* EXERCISE DESCRIPTION *
In the listing below, pick out lines with "that".

* DATA FOR PROCESSING *

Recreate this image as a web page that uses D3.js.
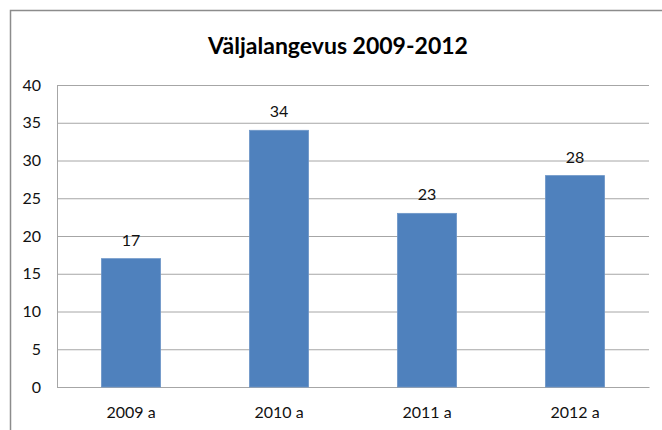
<!DOCTYPE html>
<html>
<head>
<meta charset="utf-8">
<script src="https://cdn.jsdelivr.net/npm/d3@7"></script>
<style>
  body { margin: 0; background: #fff; }
  svg { display: block; font-family: Lato, "Open Sans", sans-serif; }
</style>
</head>
<body>
<svg id="chart" width="662" height="430"></svg>
<script>
// data
var years = ["2009 a", "2010 a", "2011 a", "2012 a"];
var dropouts = [17, 34, 23, 28];
var yTicks = [0, 5, 10, 15, 20, 25, 30, 35, 40];
var title = "Väljalangevus 2009-2012";

var margin = { top: 85, right: 13, bottom: 43, left: 57 },
  width = 662 - margin.left - margin.right,
  height = 430 - margin.top - margin.bottom;

var svg = d3.select("#chart");

// outer frame of the chart object (cropped on right and bottom)
svg.append("rect")
  .attr("x", 10.5)
  .attr("y", 10.5)
  .attr("width", 700)
  .attr("height", 500)
  .attr("fill", "#fff")
  .attr("stroke", "#8c8c8c")
  .attr("stroke-width", 1.5);

svg.append("text")
  .attr("x", 338)
  .attr("y", 54)
  .attr("text-anchor", "middle")
  .attr("font-size", "23px")
  .attr("font-weight", "bold")
  .attr("fill", "#000")
  .text(title);

var g = svg.append("g")
  .attr("transform", "translate(" + margin.left + "," + margin.top + ")");

var x = d3.scaleBand()
  .domain(years)
  .range([0, width])
  .paddingInner(0.6)
  .paddingOuter(0.3);

var y = d3.scaleLinear()
  .domain([0, 40])
  .range([height, 0]);

// gridlines
g.append("g")
  .attr("class", "grid")
  .call(d3.axisLeft(y).tickValues(yTicks).tickSize(-width).tickFormat(""))
  .call(function (s) {
    s.select(".domain").remove();
    s.selectAll("line").attr("stroke", "#a6a6a6").attr("stroke-width", 1);
  });

// y axis
g.append("g")
  .call(d3.axisLeft(y).tickValues(yTicks).tickSize(0).tickPadding(16))
  .call(function (s) {
    s.select(".domain").attr("stroke", "#a6a6a6");
    s.selectAll("text").attr("font-size", "16px").attr("fill", "#111")
      .attr("font-family", "Lato, sans-serif");
  });

// x axis
g.append("g")
  .attr("transform", "translate(0," + height + ")")
  .call(d3.axisBottom(x).tickSize(0).tickPadding(20))
  .call(function (s) {
    s.select(".domain").attr("stroke", "#a6a6a6");
    s.selectAll("text").attr("font-size", "16px").attr("fill", "#111")
      .attr("font-family", "Lato, sans-serif");
  });

// bars
g.selectAll(".bar")
  .data(dropouts)
  .enter()
  .append("rect")
  .attr("class", "bar")
  .attr("x", function (d, i) { return x(years[i]); })
  .attr("y", function (d) { return y(d); })
  .attr("width", x.bandwidth())
  .attr("height", function (d) { return height - y(d); })
  .attr("fill", "#4f81bd")
  .attr("stroke", "#6e97c8")
  .attr("stroke-width", 0.8);

// value labels
g.selectAll(".label")
  .data(dropouts)
  .enter()
  .append("text")
  .attr("class", "label")
  .attr("x", function (d, i) { return x(years[i]) + x.bandwidth() / 2; })
  .attr("y", function (d) { return y(d) - 13; })
  .attr("text-anchor", "middle")
  .attr("font-size", "16px")
  .attr("fill", "#111")
  .text(function (d) { return d; });
</script>
</body>
</html>
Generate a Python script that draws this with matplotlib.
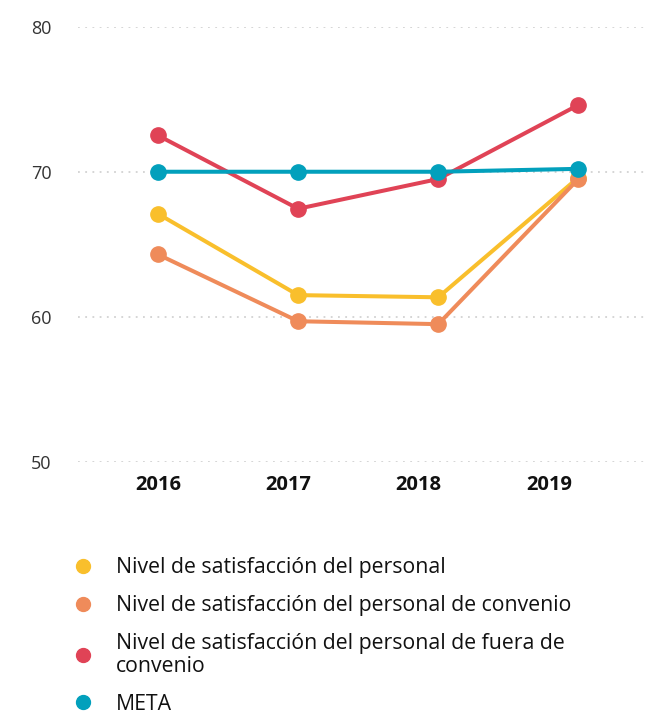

* FINISHED TASK *
Recreate this image as a web page that uses D3.js.
Generate a Python script that draws this with matplotlib.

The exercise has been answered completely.